The ranks of homeowners taking a break on their mortgage payments during the pandemic continues to thin, with the share of mortgages in forbearance dropping for the 11th week in a row to 4.22 percent.
But about 2.1 million homeowners remain in forbearance, and close to half of those borrowers haven’t made a payment in more than a year, according according to a weekly survey by the Mortgage Bankers Association.
The MBA’s weekly Forbearance and Call Volume Survey shows lower forbearance rates among homeowners with mortgages backed by Fannie Mae and Freddie Mac (2.24 percent) compared to loans funded by private investors (8.26 percent).
Share of mortgage loans in forbearance
Before the pandemic, only about 0.25 percent of mortgages were in forbearance. But the numbers have shown dramatic improvement since the share of loans in forbearance peaked at 8.55 percent in June.
“The opening of the economy, as the successful vaccination effort continues, should lead to further reductions in the forbearance share,” MBA Chief Economist Mike Fratantoni said. “However, many homeowners continue to struggle. Borrowers who are reaching the end of their forbearance term should reach out to their servicer to review their options.”
Most of those still in forbearance (83 percent) have already requested an extension, and more than half if that group have been in forbearance for more than 12 months, Fratantoni said.
Borrowers with mortgages backed by Fannie Mae, Freddie Mac, FHA, VA and USDA can be in COVID forbearance for up to 18 months, with many borrowers scheduled to hit their 18-month program eligibility limit at the end of September.
Depending on the type of loan they have, they may be able to enter into a repayment plan, apply for a loan modification, or defer repayment until they refinance or sell their home.
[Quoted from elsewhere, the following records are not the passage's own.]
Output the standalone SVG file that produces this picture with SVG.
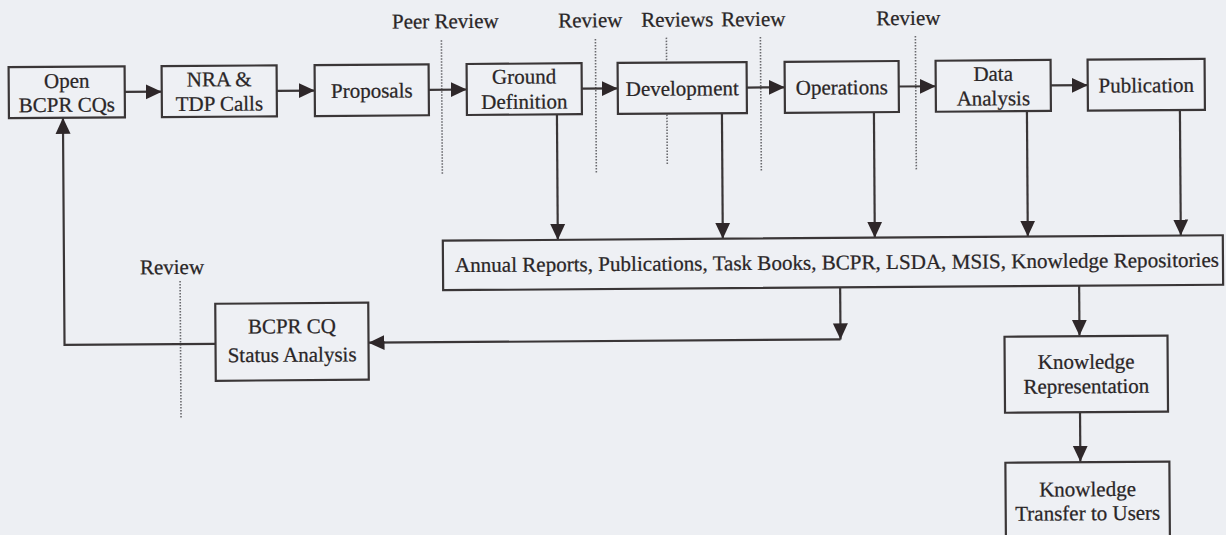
<svg xmlns="http://www.w3.org/2000/svg" width="1226" height="535" viewBox="0 0 1226 535">
<defs>
<style>
.box{fill:#eef0f4;stroke:#3a3637;stroke-width:2.2}
.t{font-family:"Liberation Serif","Times New Roman",serif;font-size:21px;fill:#2a2627;stroke:#2a2627;stroke-width:0.25;text-anchor:middle}
.c{fill:none;stroke:#3a3637;stroke-width:2.2}
.d{fill:none;stroke:#6a6a6e;stroke-width:1.6;stroke-dasharray:1.5 1.5}
</style>
<marker id="ah" markerUnits="userSpaceOnUse" markerWidth="17" markerHeight="17" viewBox="0 0 17 17" refX="16" refY="8.5" orient="auto">
<path d="M0,1 L16,8.5 L0,16 z" fill="#2e2729"/>
</marker>
</defs>
<rect x="0" y="0" width="1226" height="535" fill="#edeff3"/>
<g transform="rotate(-0.4 613 267)">
<g id="reviews">
<line class="d" x1="443" y1="39" x2="443" y2="174"/>
<line class="d" x1="597" y1="39" x2="597" y2="174"/>
<line class="d" x1="668" y1="38" x2="668" y2="62"/>
<line class="d" x1="668" y1="115" x2="668" y2="166"/>
<line class="d" x1="762" y1="38" x2="762" y2="173"/>
<line class="d" x1="917" y1="38" x2="917" y2="173"/>
<line class="d" x1="180" y1="278" x2="180" y2="416"/>
<text class="t" x="447" y="27">Peer Review</text>
<text class="t" x="592" y="27">Review</text>
<text class="t" x="679" y="27">Reviews</text>
<text class="t" x="755" y="27">Review</text>
<text class="t" x="910" y="27">Review</text>
<text class="t" x="172" y="271">Review</text>
</g>
<g id="connectors">
<path class="c" d="M126,88.5 H163" marker-end="url(#ah)"/>
<path class="c" d="M278,88.5 H316" marker-end="url(#ah)"/>
<path class="c" d="M430,88.5 H468" marker-end="url(#ah)"/>
<path class="c" d="M583,88.5 H619" marker-end="url(#ah)"/>
<path class="c" d="M748,88.5 H786" marker-end="url(#ah)"/>
<path class="c" d="M900,88.5 H937" marker-end="url(#ah)"/>
<path class="c" d="M1052,88.5 H1089" marker-end="url(#ah)"/>
<path class="c" d="M558,114 V239.5" marker-end="url(#ah)"/>
<path class="c" d="M723,114 V239.5" marker-end="url(#ah)"/>
<path class="c" d="M875,114 V239.5" marker-end="url(#ah)"/>
<path class="c" d="M1028,114 V239.5" marker-end="url(#ah)"/>
<path class="c" d="M1181,114 V239.5" marker-end="url(#ah)"/>
<path class="c" d="M840,289 V341" marker-end="url(#ah)"/>
<path class="c" d="M840,341 H368" marker-end="url(#ah)"/>
<path class="c" d="M215,341 H64 V114" marker-end="url(#ah)"/>
<path class="c" d="M1079,289 V339" marker-end="url(#ah)"/>
<path class="c" d="M1079,415 V465" marker-end="url(#ah)"/>
</g>
<g id="open-bcpr-cqs">
<rect class="box" x="10" y="63" width="116" height="51"/>
<text class="t" x="68" y="84">Open</text>
<text class="t" x="68" y="108">BCPR CQs</text>
</g>
<g id="nra-tdp-calls">
<rect class="box" x="163" y="63" width="115" height="51"/>
<text class="t" x="220.5" y="83.5">NRA &amp;</text>
<text class="t" x="220.5" y="108">TDP Calls</text>
</g>
<g id="proposals">
<rect class="box" x="316" y="63" width="114" height="51"/>
<text class="t" x="373" y="96">Proposals</text>
</g>
<g id="ground-definition">
<rect class="box" x="468" y="63" width="115" height="51"/>
<text class="t" x="525.5" y="83">Ground</text>
<text class="t" x="525.5" y="108">Definition</text>
</g>
<g id="development">
<rect class="box" x="619" y="63" width="129" height="51"/>
<text class="t" x="683.5" y="96">Development</text>
</g>
<g id="operations">
<rect class="box" x="786" y="63" width="114" height="51"/>
<text class="t" x="843" y="96">Operations</text>
</g>
<g id="data-analysis">
<rect class="box" x="937" y="63" width="115" height="51"/>
<text class="t" x="994.5" y="83.5">Data</text>
<text class="t" x="994.5" y="108">Analysis</text>
</g>
<g id="publication">
<rect class="box" x="1089" y="63" width="117" height="51"/>
<text class="t" x="1147.5" y="96">Publication</text>
</g>
<g id="repositories">
<rect class="box" x="443" y="239.5" width="780" height="49.5"/>
<text class="t" x="837" y="271" textLength="764" lengthAdjust="spacingAndGlyphs">Annual Reports, Publications, Task Books, BCPR, LSDA, MSIS, Knowledge Repositories</text>
</g>
<g id="bcpr-cq-status-analysis">
<rect class="box" x="215" y="301" width="153" height="77"/>
<text class="t" x="291.5" y="331">BCPR CQ</text>
<text class="t" x="291.5" y="359.5">Status Analysis</text>
</g>
<g id="knowledge-representation">
<rect class="box" x="1004" y="339.5" width="163" height="76"/>
<text class="t" x="1085.5" y="372">Knowledge</text>
<text class="t" x="1085.5" y="396.5">Representation</text>
</g>
<g id="knowledge-transfer">
<rect class="box" x="1004" y="465.5" width="164" height="80"/>
<text class="t" x="1086" y="499.5">Knowledge</text>
<text class="t" x="1086" y="523.5">Transfer to Users</text>
</g>
</g>
</svg>
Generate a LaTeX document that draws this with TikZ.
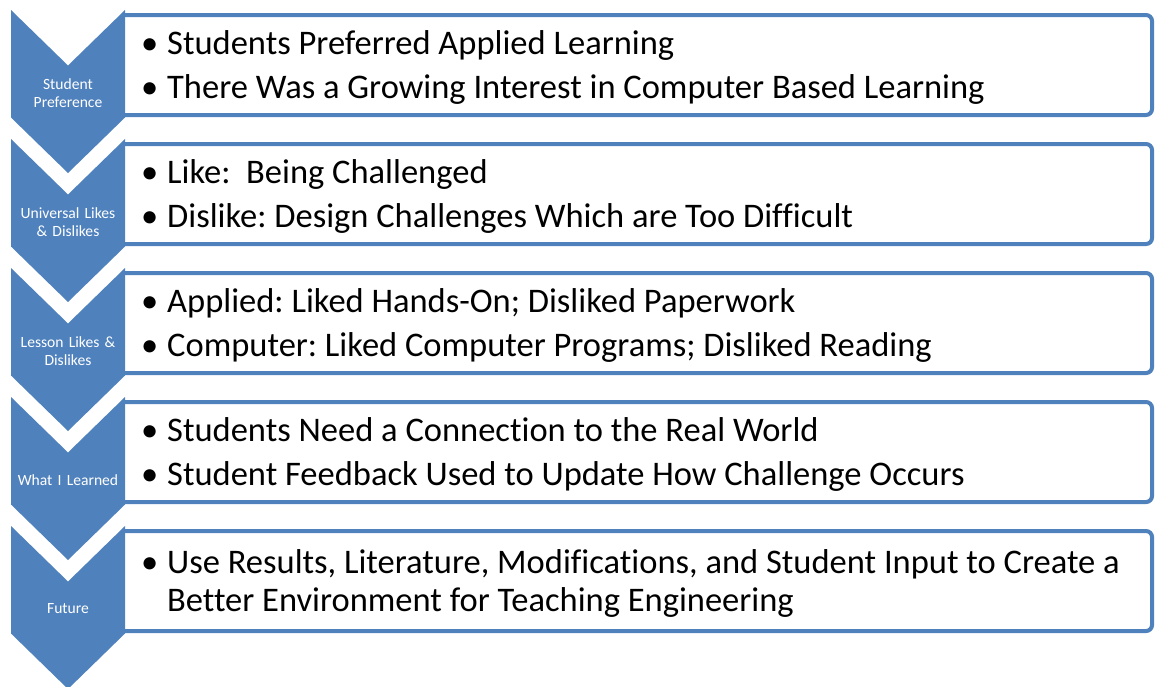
\documentclass[tikz,border=0pt]{standalone}
\usepackage{fontspec}
\setmainfont[Ligatures=NoCommon]{Carlito}
\frenchspacing
\definecolor{accent}{HTML}{4F81BD}
\newcommand{\itm}{\makebox[26pt][l]{\textbullet}}
\begin{document}
\begin{tikzpicture}[x=1pt,y=-1pt,
  chev/.style={fill=accent,draw=none},
  panel/.style={draw=accent,line width=4pt,fill=white,rounded corners=6pt},
  lbl/.style={text=white,font=\fontsize{15.6}{18}\selectfont,align=center,text width=112pt,inner sep=0pt},
  body/.style={anchor=west,font=\fontsize{34.5}{37.5}\selectfont,align=left,inner sep=0pt}]
\useasboundingbox (0,0) rectangle (1155,686);
% one row: panel, chevron and the chevron caption
\foreach \t/\cap [count=\i] in {10/{Student\\Preference},139/{Universal Likes\\\& Dislikes},268/{Lesson Likes \&\\Dislikes},397/{What I Learned},526/{Future}}{
  \filldraw[panel] (125,\t+5) -- (1152,\t+5) -- (1152,\t+105) -- (125,\t+105);
  \fill[chev] (11,\t) -- (68,\t+55.5) -- (125,\t) -- (125,\t+107.5) -- (68,\t+163) -- (11,\t+107.5) -- cycle;
  \node[lbl] (cap\i) at (68,\t+83) {\cap};
}
\node[body] (txt1) at (141,67) {\itm Students Preferred Applied Learning\\[6.5pt]\itm There Was a Growing Interest in Computer Based Learning};
\node[body] (txt2) at (141,196) {\itm Like:\ \ Being Challenged\\[6.5pt]\itm Dislike: Design Challenges Which are Too Difficult};
\node[body] (txt3) at (141,325) {\itm Applied: Liked Hands-On; Disliked Paperwork\\[6.5pt]\itm Computer: Liked Computer Programs; Disliked Reading};
\node[body] (txt4) at (141,454) {\itm Students Need a Connection to the Real World\\[6.5pt]\itm Student Feedback Used to Update How Challenge Occurs};
\node[body] (txt5) at (141,583.5) {\itm Use Results, Literature, Modifications, and Student Input to Create a\\\hspace*{26pt}Better Environment for Teaching Engineering};
\end{tikzpicture}
\end{document}
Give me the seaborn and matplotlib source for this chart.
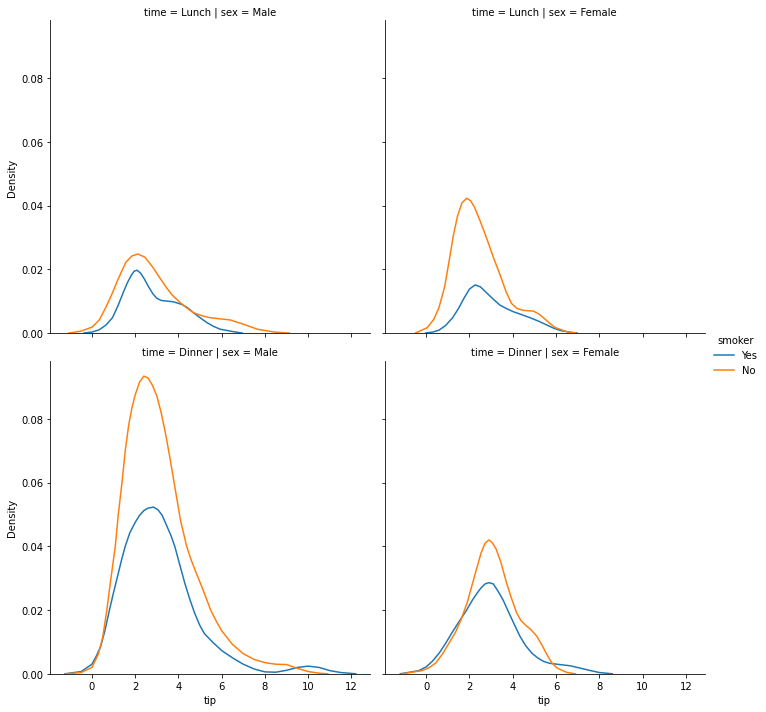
import numpy as np
import pandas as pd
import seaborn as sns
import matplotlib
matplotlib.use("Agg")
import matplotlib.pyplot as plt

times = ["Lunch", "Dinner"]
sexes = ["Male", "Female"]
smokers = ["Yes", "No"]

# Lunch / Male
lm_yes_x = [-0.37, 0.0, 0.33, 0.65, 0.95, 1.2, 1.42, 1.62, 1.81, 1.95, 2.09, 2.25, 2.43, 2.62, 2.82, 3.0, 3.21, 3.5, 3.76, 4.15, 4.45, 4.69, 5.0, 5.31, 5.62, 5.93, 6.56, 6.95]
lm_yes_y = [0, 0.0003, 0.001, 0.0025, 0.0048, 0.0085, 0.0122, 0.0155, 0.018, 0.0194, 0.0197, 0.0188, 0.0169, 0.0145, 0.0123, 0.0109, 0.0102, 0.0100, 0.0098, 0.009, 0.0078, 0.0064, 0.0048, 0.0033, 0.0021, 0.0012, 0.0004, 0]
lm_no_x = [-1.07, -0.5, 0.02, 0.35, 0.64, 0.9, 1.11, 1.35, 1.57, 1.85, 2.12, 2.45, 2.82, 3.15, 3.44, 3.7, 3.99, 4.3, 4.69, 5.1, 5.47, 6.0, 6.4, 7.03, 7.65, 8.43, 9.13]
lm_no_y = [0, 0.0006, 0.0019, 0.0042, 0.008, 0.0118, 0.0153, 0.019, 0.0222, 0.0242, 0.0248, 0.0238, 0.0206, 0.0172, 0.0143, 0.012, 0.0101, 0.0083, 0.0064, 0.0054, 0.0048, 0.0044, 0.0041, 0.0027, 0.0012, 0.0003, 0]

# Lunch / Female
lf_yes_x = [-0.03, 0.3, 0.59, 0.9, 1.22, 1.5, 1.76, 2.0, 2.26, 2.5, 2.78, 3.1, 3.4, 3.7, 4.02, 4.4, 4.8, 5.2, 5.58, 5.9, 6.2, 6.6, 6.98]
lf_yes_y = [0, 0.0003, 0.0009, 0.0024, 0.0048, 0.0078, 0.0111, 0.0138, 0.0151, 0.0145, 0.0127, 0.0106, 0.0088, 0.0077, 0.0067, 0.0058, 0.0048, 0.0037, 0.0025, 0.0015, 0.0008, 0.0003, 0]
lf_no_x = [-0.5, 0.05, 0.35, 0.59, 0.85, 1.06, 1.25, 1.45, 1.65, 1.87, 2.05, 2.23, 2.5, 2.78, 3.1, 3.4, 3.7, 3.94, 4.2, 4.49, 4.95, 5.2, 5.42, 5.7, 5.97, 6.51, 6.9]
lf_no_y = [0, 0.0017, 0.0043, 0.008, 0.0145, 0.0227, 0.0305, 0.0368, 0.0408, 0.0423, 0.0415, 0.0395, 0.035, 0.030, 0.0238, 0.0185, 0.0128, 0.0093, 0.0077, 0.0071, 0.0069, 0.006, 0.0048, 0.0031, 0.0017, 0.0004, 0]

# Dinner / Male
dm_yes_x = [-1.25, -0.5, 0.0, 0.2, 0.4, 0.6, 0.81, 1.0, 1.2, 1.38, 1.54, 1.75, 2.0, 2.2, 2.4, 2.6, 2.85, 3.05, 3.25, 3.5, 3.66, 3.83, 4.05, 4.3, 4.51, 4.74, 4.98, 5.2, 5.6, 6.0, 6.5, 7.0, 7.5, 8.0, 8.5, 9.0, 9.5, 10.0, 10.5, 11.0, 11.5, 12.2]
dm_yes_y = [0, 0.0007, 0.003, 0.0055, 0.0085, 0.0135, 0.02, 0.0255, 0.031, 0.036, 0.040, 0.0442, 0.0475, 0.0497, 0.0512, 0.052, 0.0523, 0.0515, 0.0497, 0.0458, 0.0433, 0.040, 0.0345, 0.0283, 0.0237, 0.0192, 0.0153, 0.0126, 0.0098, 0.0073, 0.005, 0.003, 0.0015, 0.0006, 0.0005, 0.0011, 0.002, 0.0024, 0.002, 0.001, 0.0004, 0]
dm_no_x = [-1.2, -0.5, 0.0, 0.3, 0.5, 0.69, 0.88, 1.08, 1.22, 1.39, 1.55, 1.7, 1.85, 2.0, 2.2, 2.4, 2.6, 2.8, 3.0, 3.2, 3.4, 3.6, 3.8, 4.1, 4.38, 4.6, 4.8, 5.1, 5.49, 5.75, 6.0, 6.5, 7.0, 7.5, 8.0, 8.5, 9.0, 9.5, 10.0, 10.5, 10.9]
dm_no_y = [0, 0.0004, 0.002, 0.0062, 0.0115, 0.02, 0.03, 0.04, 0.05, 0.06, 0.0705, 0.078, 0.0835, 0.0875, 0.0915, 0.0934, 0.0928, 0.0905, 0.0872, 0.082, 0.0755, 0.068, 0.06, 0.048, 0.04, 0.0355, 0.032, 0.027, 0.02, 0.0165, 0.0135, 0.0092, 0.0063, 0.0045, 0.0035, 0.003, 0.0029, 0.0017, 0.0007, 0.0002, 0]

# Dinner / Female
df_yes_x = [-1.2, -0.34, 0.0, 0.28, 0.6, 0.91, 1.2, 1.53, 1.85, 2.15, 2.35, 2.54, 2.72, 2.9, 3.1, 3.32, 3.55, 3.79, 4.05, 4.33, 4.6, 4.88, 5.15, 5.42, 5.7, 6.05, 6.67, 7.29, 7.6, 8.0, 8.6]
df_yes_y = [0, 0.001, 0.0022, 0.0039, 0.0065, 0.0097, 0.013, 0.0165, 0.0198, 0.0233, 0.0253, 0.027, 0.0282, 0.0286, 0.0282, 0.0259, 0.0232, 0.0196, 0.0158, 0.0118, 0.0088, 0.0065, 0.005, 0.0039, 0.0033, 0.003, 0.0025, 0.0015, 0.001, 0.0004, 0]
df_no_x = [-1.12, -0.19, 0.15, 0.44, 0.75, 1.06, 1.35, 1.61, 1.9, 2.15, 2.35, 2.54, 2.72, 2.9, 3.07, 3.24, 3.45, 3.71, 3.95, 4.18, 4.37, 4.57, 4.85, 5.11, 5.35, 5.58, 5.8, 6.05, 6.51, 6.9]
df_no_y = [0, 0.001, 0.002, 0.0034, 0.0062, 0.0097, 0.013, 0.017, 0.0225, 0.0286, 0.0335, 0.038, 0.041, 0.042, 0.041, 0.039, 0.035, 0.0286, 0.0235, 0.0191, 0.0168, 0.0154, 0.0138, 0.0118, 0.009, 0.006, 0.0035, 0.0018, 0.0004, 0]

curves = [
    ("Lunch", "Male", "Yes", lm_yes_x, lm_yes_y),
    ("Lunch", "Male", "No", lm_no_x, lm_no_y),
    ("Lunch", "Female", "Yes", lf_yes_x, lf_yes_y),
    ("Lunch", "Female", "No", lf_no_x, lf_no_y),
    ("Dinner", "Male", "Yes", dm_yes_x, dm_yes_y),
    ("Dinner", "Male", "No", dm_no_x, dm_no_y),
    ("Dinner", "Female", "Yes", df_yes_x, df_yes_y),
    ("Dinner", "Female", "No", df_no_x, df_no_y),
]
rows = []
for t, s, sm, xs, ys in curves:
    for x, y in zip(xs, ys):
        rows.append({"time": t, "sex": s, "smoker": sm, "tip": x, "Density": y})
data = pd.DataFrame(rows)

g = sns.relplot(data=data, x="tip", y="Density", row="time", col="sex",
                hue="smoker", kind="line", height=5, aspect=1,
                row_order=times, col_order=sexes, hue_order=smokers,
                palette=["#1f77b4", "#ff7f0e"], errorbar=None)
g.set_titles("{row_var} = {row_name} | {col_var} = {col_name}")
for ax in g.axes.flat:
    for line in ax.lines:
        line.sticky_edges.y[:] = [0]
    ax.relim()
    ax.autoscale_view()
g.savefig("out.png", dpi=72)
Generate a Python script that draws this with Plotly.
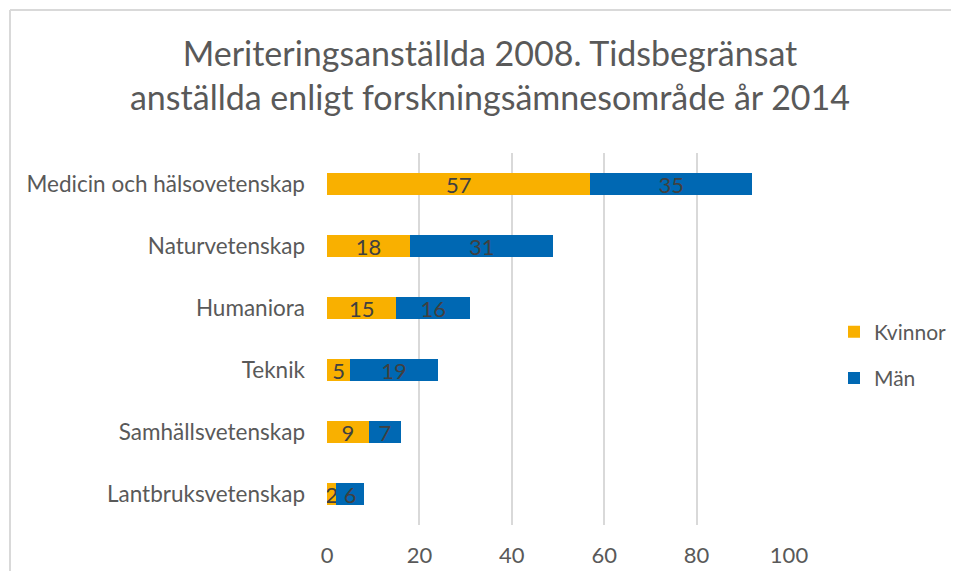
import plotly.graph_objects as go

categories = ["Medicin och hälsovetenskap", "Naturvetenskap", "Humaniora",
              "Teknik", "Samhällsvetenskap", "Lantbruksvetenskap"]
kvinnor = [57, 18, 15, 5, 9, 2]
man = [35, 31, 16, 19, 7, 6]
tick_vals = [0, 20, 40, 60, 80, 100]

FONT = "Lato"
TXT = "#595959"

# page body has an 8px margin; size the figure so the page fits the window exactly
OFF = 8
FW, FH = 959 - 2 * OFF, 579 - 2 * OFF

fig = go.Figure()
fig.add_trace(go.Bar(y=categories, x=kvinnor, name="Kvinnor", orientation="h",
                     legendgroup="k",
                     marker=dict(color="#F9B000", line=dict(width=0)),
                     text=kvinnor, textposition="inside", insidetextanchor="middle",
                     textangle=0,
                     textfont=dict(family=FONT, size=22, color="#404040"),
                     constraintext="none"))
fig.add_trace(go.Bar(y=categories, x=man, name="Män", orientation="h",
                     legendgroup="m",
                     marker=dict(color="#0068B3", line=dict(width=0)),
                     text=man, textposition="inside", insidetextanchor="middle",
                     textangle=0,
                     textfont=dict(family=FONT, size=22, color="#404040"),
                     constraintext="none"))

# plot area in screen pixels: x 327..789, y 153..525
L = 327 - OFF
R = FW - (789 - OFF)
T = 153 - OFF
B = FH - (525 - OFF)
W, H = FW - L - R, FH - T - B

fig.update_layout(
    width=FW, height=FH, barmode="stack", bargap=0.66,
    paper_bgcolor="white", plot_bgcolor="white",
    margin=dict(l=L, r=R, t=T, b=B, autoexpand=False),
    title=dict(text="Meriteringsanställda 2008. Tidsbegränsat<br>anställda enligt forskningsämnesområde år 2014",
               x=(490 - OFF) / FW, xanchor="center", xref="container",
               y=1 - 58 / FH, yanchor="middle", yref="container",
               font=dict(family=FONT, size=34, color=TXT)),
    xaxis=dict(range=[0, 100], tickvals=tick_vals, showgrid=True, gridcolor="#D9D9D9",
               gridwidth=2, zeroline=False, showline=False,
               tickfont=dict(family=FONT, size=22, color=TXT), ticks="", ticklabelstandoff=15),
    yaxis=dict(categoryorder="array", categoryarray=categories[::-1], showgrid=False,
               tickfont=dict(family=FONT, size=22.5, color=TXT), ticks="", ticklabelstandoff=21),
    legend=dict(xref="container", yref="container", x=(834 - OFF) / FW,
                y=1 - (355 - OFF) / FH,
                xanchor="left", yanchor="middle", traceorder="grouped",
                font=dict(family=FONT, size=21, color=TXT), tracegroupgap=16,
                itemsizing="constant", bgcolor="rgba(0,0,0,0)"),
    showlegend=True,
)
# chart-area border (left and top edges visible in the reference)
bx = (10 - OFF - L) / W
by = (H + T - (10 - OFF)) / H
fig.add_shape(type="line", xref="paper", yref="paper", x0=bx, x1=bx, y0=by, y1=(H + T - 700) / H,
              line=dict(color="#D9D9D9", width=2), layer="below")
fig.add_shape(type="line", xref="paper", yref="paper", x0=bx, x1=(1000 - L) / W, y0=by, y1=by,
              line=dict(color="#D9D9D9", width=2), layer="below")
fig.write_html("out.html")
Homeowners and renters can learn more about their options on the Consumer Financial Protection Bureau’s website.
According to a recent analysis by Black Knight, most borrowers who have already left forbearance have either resumed payment on their loans, or paid them off. That, along with a proposed moratorium on foreclosures through Dec. 31, 2021, helps lower the risk of a wave of foreclosures on the scale seen during the downturn that followed the 2007-09 recession.